An insurance company has reached a settlement with state regulators over discrimination in rates charged to black policy holders. A statement issued by the Texas Department of Insurance says Austin-based Citizens National Life Insurance settled the complaints against two companies citizens subsequently acquired. The statement stressed that Citizens was not accused of discriminating against black policyholders. The statement says the predecessor companies historically sold various types of insurance policies to black consumers at rates higher than those charged white policyholders. Under the settlement, the company will add 23 percent to the face values of eligible policies.
Chase’s online banking service was restored just after 1 a.m. EST on Wednesday after being down all day Tuesday. The site went down on Monday night, affecting its 16.5 million customers who bank online. Chase spokesman Thomas Kelly couldn’t specify the exact time service was disrupted, or the reasons for the outage, only saying that it stemmed from a technical problem. Outraged bank customers took to their Twitter accounts to share their frustration. Some wondered what would happen to automated bill payments scheduled for that day. Kelly said Chase would work with any customers who had online bill payment deadlines they couldn’t meet because of the outage.
A federal regulator is criticizing banks for failing to take back bad mortgages sold to giant mortgage buyers Fannie Mae and Freddie Mac. Edward Demarco, acting director of the Federal Housing Finance Agency, says in testimony prepared for a House committee hearing that the two government-controlled companies had tried to send more than $11 billion in bad loans back to lenders as of this summer, but have met resistance. A third of those requests has been outstanding for at least three months. Demarco says delays by lenders in repurchasing these loans are a significant concern. Investors who buy loans from banks have the right to force lenders to repurchase them if they later discover fraudulent statements on loan applications.

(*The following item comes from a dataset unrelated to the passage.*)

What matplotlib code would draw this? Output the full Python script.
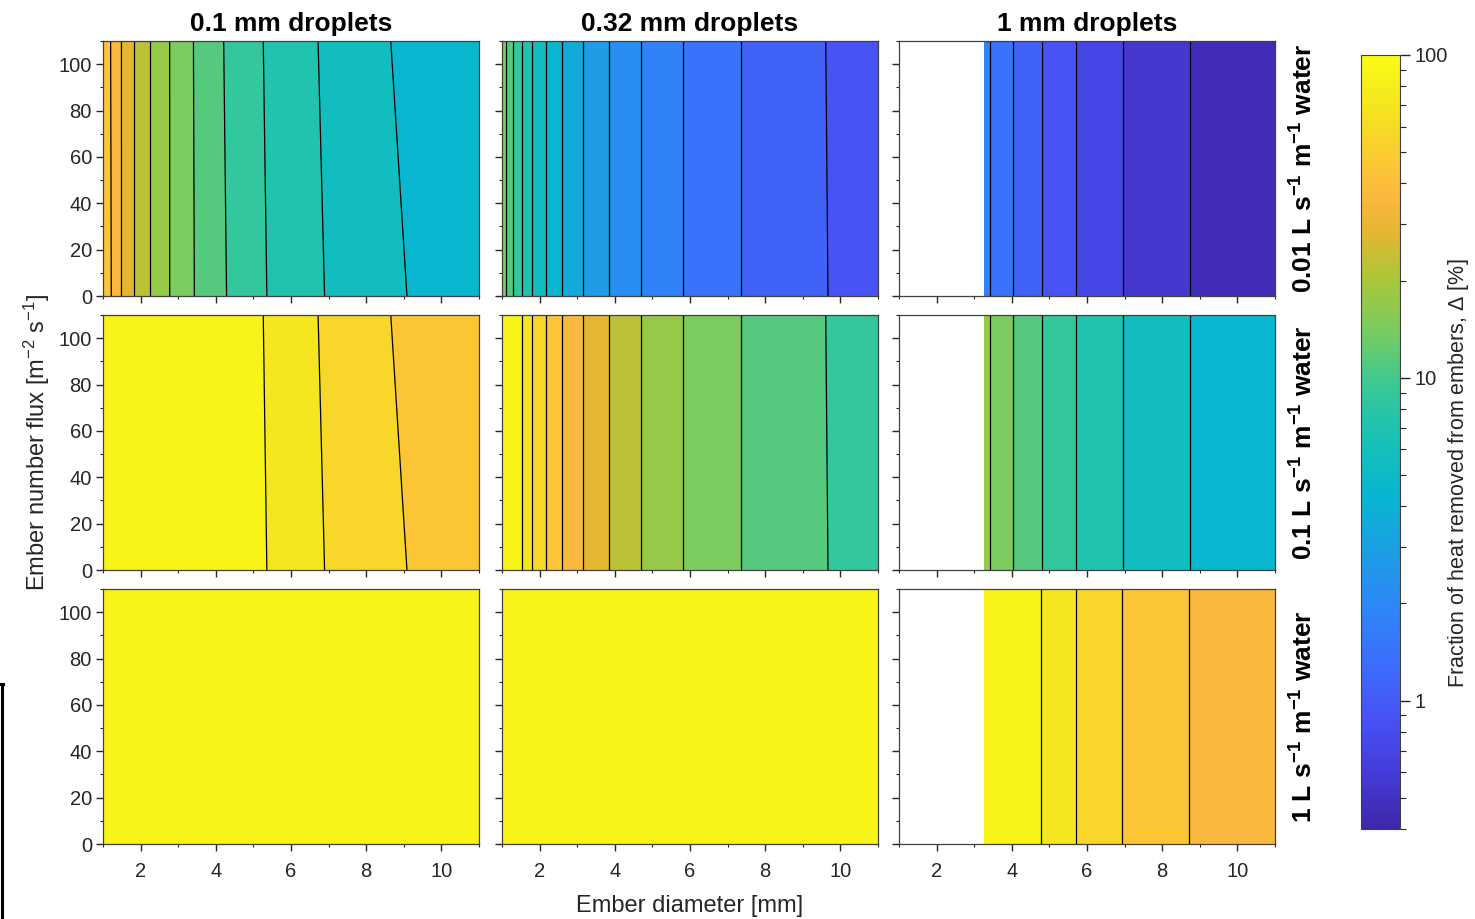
import numpy as np
import matplotlib
matplotlib.use('Agg')
import matplotlib.pyplot as plt
from matplotlib.colors import LinearSegmentedColormap, Normalize, LogNorm
from matplotlib.cm import ScalarMappable
from matplotlib.ticker import MultipleLocator, LogLocator, NullFormatter
from matplotlib.lines import Line2D

plt.rcParams['font.family'] = ['Liberation Sans', 'DejaVu Sans']
plt.rcParams['mathtext.fontset'] = 'custom'
plt.rcParams['mathtext.rm'] = 'Liberation Sans'
plt.rcParams['mathtext.it'] = 'Liberation Sans:italic'
plt.rcParams['mathtext.bf'] = 'Liberation Sans:bold'

# ember diameter [mm] and ember number flux [m-2 s-1] where Delta was read
diameter = [1.0, 1.2, 1.5, 1.8, 2.2, 2.7, 3.25, 4.0, 5.0, 6.0, 7.0, 8.5, 10.0, 11.0]
flux = [0, 110]
nan = float('nan')

# Delta [%]: first row at flux 0, second row at flux 110 (nan = no result)
d010_q001 = [[50.1, 40.5, 31.4, 25.6, 20.5, 16.3, 13.25, 10.7, 8.45, 7.11, 6.22, 5.25, 4.66, 4.32],
             [49.0, 39.9, 31.4, 25.6, 20.5, 16.3, 13.2, 10.5, 8.32, 6.97, 6.07, 5.08, 4.45, 4.07]]
d010_q010 = [[100, 100, 100, 100, 100, 100, 100, 100, 84.5, 71.1, 62.2, 52.5, 46.6, 43.2],
             [100, 100, 100, 100, 100, 100, 100, 100, 83.2, 69.7, 60.7, 50.8, 44.5, 40.7]]
d010_q100 = [[100, 100, 100, 100, 100, 100, 100, 100, 100, 100, 100, 100, 100, 100],
             [100, 100, 100, 100, 100, 100, 100, 100, 100, 100, 100, 100, 100, 100]]

d032_q001 = [[14.7, 11.2, 8.11, 6.27, 4.88, 3.78, 3.03, 2.38, 1.84, 1.53, 1.31, 1.11, 0.971, 0.900],
             [14.7, 11.2, 8.11, 6.27, 4.88, 3.78, 3.03, 2.38, 1.84, 1.53, 1.31, 1.11, 0.964, 0.893]]
d032_q010 = [[100, 100, 81.1, 62.7, 48.8, 37.8, 30.3, 23.8, 18.4, 15.3, 13.1, 11.1, 9.71, 9.00],
             [100, 100, 81.1, 62.7, 48.8, 37.8, 30.3, 23.8, 18.4, 15.3, 13.1, 11.1, 9.64, 8.93]]
d032_q100 = [[100, 100, 100, 100, 100, 100, 100, 100, 100, 100, 100, 100, 100, 100],
             [100, 100, 100, 100, 100, 100, 100, 100, 100, 100, 100, 100, 100, 100]]

d100_q001 = [[nan, nan, nan, nan, nan, nan, 1.70, 1.27, 0.940, 0.741, 0.625, 0.513, 0.441, 0.400],
             [nan, nan, nan, nan, nan, nan, 1.70, 1.27, 0.940, 0.741, 0.625, 0.513, 0.441, 0.400]]
d100_q010 = [[nan, nan, nan, nan, nan, nan, 17.0, 12.7, 9.40, 7.41, 6.25, 5.13, 4.41, 4.00],
             [nan, nan, nan, nan, nan, nan, 17.0, 12.7, 9.40, 7.41, 6.25, 5.13, 4.41, 4.00]]
d100_q100 = [[nan, nan, nan, nan, nan, nan, 100, 100, 74.7, 58.9, 49.6, 40.7, 35.0, 31.8],
             [nan, nan, nan, nan, nan, nan, 100, 100, 74.7, 58.9, 49.6, 40.7, 35.0, 31.8]]

droplet_titles = ['0.1 mm droplets', '0.32 mm droplets', '1 mm droplets']
water_labels = [r'0.01 L s$^{\mathbf{-1}}$ m$^{\mathbf{-1}}$ water',
                r'0.1 L s$^{\mathbf{-1}}$ m$^{\mathbf{-1}}$ water',
                r'1 L s$^{\mathbf{-1}}$ m$^{\mathbf{-1}}$ water']
panels = [[d010_q001, d032_q001, d100_q001],
          [d010_q010, d032_q010, d100_q010],
          [d010_q100, d032_q100, d100_q100]]

# parula-like colormap
parula = LinearSegmentedColormap.from_list('parula', [
    (0.000, (0.2422, 0.1504, 0.6603)),
    (0.071, (0.2706, 0.2330, 0.8500)),
    (0.143, (0.2810, 0.3228, 0.9579)),
    (0.214, (0.2330, 0.4300, 0.9900)),
    (0.286, (0.1786, 0.5289, 0.9682)),
    (0.357, (0.1150, 0.6150, 0.8950)),
    (0.429, (0.0300, 0.7100, 0.8200)),
    (0.500, (0.0900, 0.7550, 0.7200)),
    (0.571, (0.2161, 0.7843, 0.5923)),
    (0.643, (0.4700, 0.8000, 0.3800)),
    (0.714, (0.6720, 0.7793, 0.2227)),
    (0.770, (0.8900, 0.7150, 0.1950)),
    (0.815, (0.9850, 0.7200, 0.2450)),
    (0.857, (0.9900, 0.7750, 0.2100)),
    (0.929, (0.9600, 0.8900, 0.1300)),
    (1.000, (0.9769, 0.9839, 0.0805)),
])

fig = plt.figure(figsize=(14.75, 9.19), dpi=100)
W, H = 1475.0, 919.0
col_left = [103, 502, 899]
row_top = [41, 315, 589]
ax_w, ax_h = 376, 255

fill_levels = np.linspace(-0.5, 2.0, 26)   # log10 of Delta
line_levels = fill_levels[:-1]
norm = Normalize(np.log10(0.4), 2.0)
X, Y = np.meshgrid(diameter, flux)
ink = '#262626'

axes = {}
for r in range(3):
    for c in range(3):
        ax = fig.add_axes([col_left[c] / W, 1 - (row_top[r] + ax_h) / H, ax_w / W, ax_h / H])
        axes[r, c] = ax
        Z = np.ma.masked_invalid(np.log10(np.array(panels[r][c], dtype=float)))
        ax.contourf(X, Y, Z, levels=fill_levels, cmap=parula, norm=norm)
        if Z.min() < 1.9:
            ax.contour(X, Y, Z, levels=line_levels, colors='k', linewidths=0.9,
                       linestyles='solid')
        ax.set_xlim(1, 11)
        ax.set_ylim(0, 110)
        ax.xaxis.set_major_locator(MultipleLocator(2))
        ax.xaxis.set_minor_locator(MultipleLocator(1))
        ax.yaxis.set_major_locator(MultipleLocator(20))
        ax.yaxis.set_minor_locator(MultipleLocator(10))
        ax.tick_params(which='major', direction='out', length=5, width=1, colors=ink, labelsize=14.5)
        ax.tick_params(which='minor', direction='out', length=2.5, width=0.8, colors=ink)
        ax.tick_params(axis='x', pad=8)
        ax.tick_params(axis='y', pad=3)
        for s in ax.spines.values():
            s.set_color('#404040')
            s.set_linewidth(0.9)
        if r < 2:
            ax.tick_params(axis='x', labelbottom=False)
        if c > 0:
            ax.tick_params(axis='y', labelleft=False)
        if r == 0:
            ax.set_title(droplet_titles[c], fontsize=19, fontweight='bold', pad=7)
        if c == 2:
            ax.text(1.04, 0.5, water_labels[r], transform=ax.transAxes, rotation=90,
                    ha='left', va='center', fontsize=19, fontweight='bold')

axes[1, 0].set_ylabel(r'Ember number flux [m$^{-2}$ s$^{-1}$]', fontsize=17, color=ink, labelpad=5)
axes[2, 1].set_xlabel('Ember diameter [mm]', fontsize=17, color=ink, labelpad=10)

# colorbar
cax = fig.add_axes([1361 / W, 1 - 829 / H, 39 / W, 774 / H])
sm = ScalarMappable(norm=LogNorm(0.4, 100), cmap=parula)
cb = fig.colorbar(sm, cax=cax)
cb.set_ticks([1, 10, 100])
cb.set_ticklabels(['1', '10', '100'])
cax.yaxis.set_minor_locator(LogLocator(base=10, subs=np.arange(2, 10)))
cax.yaxis.set_minor_formatter(NullFormatter())
cax.tick_params(which='major', direction='out', length=7, width=1, colors=ink, labelsize=14.5)
cax.tick_params(which='minor', direction='out', length=4, width=0.8, colors=ink)
cb.outline.set_edgecolor('#404040')
cb.set_label(r'Fraction of heat removed from embers, $\Delta$ [%]', fontsize=15.5, color=ink)
cax.yaxis.set_label_coords(2.18, 0.46)

# cropped edge mark on the left of the source image
fig.add_artist(Line2D([2 / W, 2 / W], [0, 1 - 684 / H], color='k', lw=2.2, transform=fig.transFigure))
fig.add_artist(Line2D([0, 3 / W], [1 - 684 / H, 1 - 684 / H], color='k', lw=2.2, transform=fig.transFigure))

fig.savefig('out.png', dpi=100)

The nation’s farmers’ markets are attracting few food stamp users, despite widespread efforts to reach out to low-income shoppers. About one-fourth of the nation’s 6,000 or so farmers’ markets accept food stamps, now known as Supplemental Nutrition Assistance Program, or SNAP. But the U.S. Department of Agriculture says less than 0.01 percent of SNAP benefits redeemed last year went to farmers’ markets. It says 82 percent went to grocery stores and supercenters. Advocates say the issue is important because one in eight Americans now receives food stamps. And low-income communities often have higher rates of obesity, diabetes and other health problems made worse without access to fresh, healthy foods.
Microsoft says a “beta” test version of Internet Explorer 9, its newest Web browser software, is now available for download. Microsoft’s updated browser taps into powerful processors on newer computers to make websites run faster. The software maker has also redesigned the way the browser looks. The IE9 frame around Websites is now translucent, and there are few buttons. That means more of the screen space can be devoted to the Website’s contents. The new browser lets people treat Websites like programs on Windows 7 computers. They can “pin” sites to the task bar at the bottom of the screen, creating a one-click shortcut. IE9 can only work on PCs with Windows 7 or Vista. It doesn’t work on older Windows XP computers or on Macs.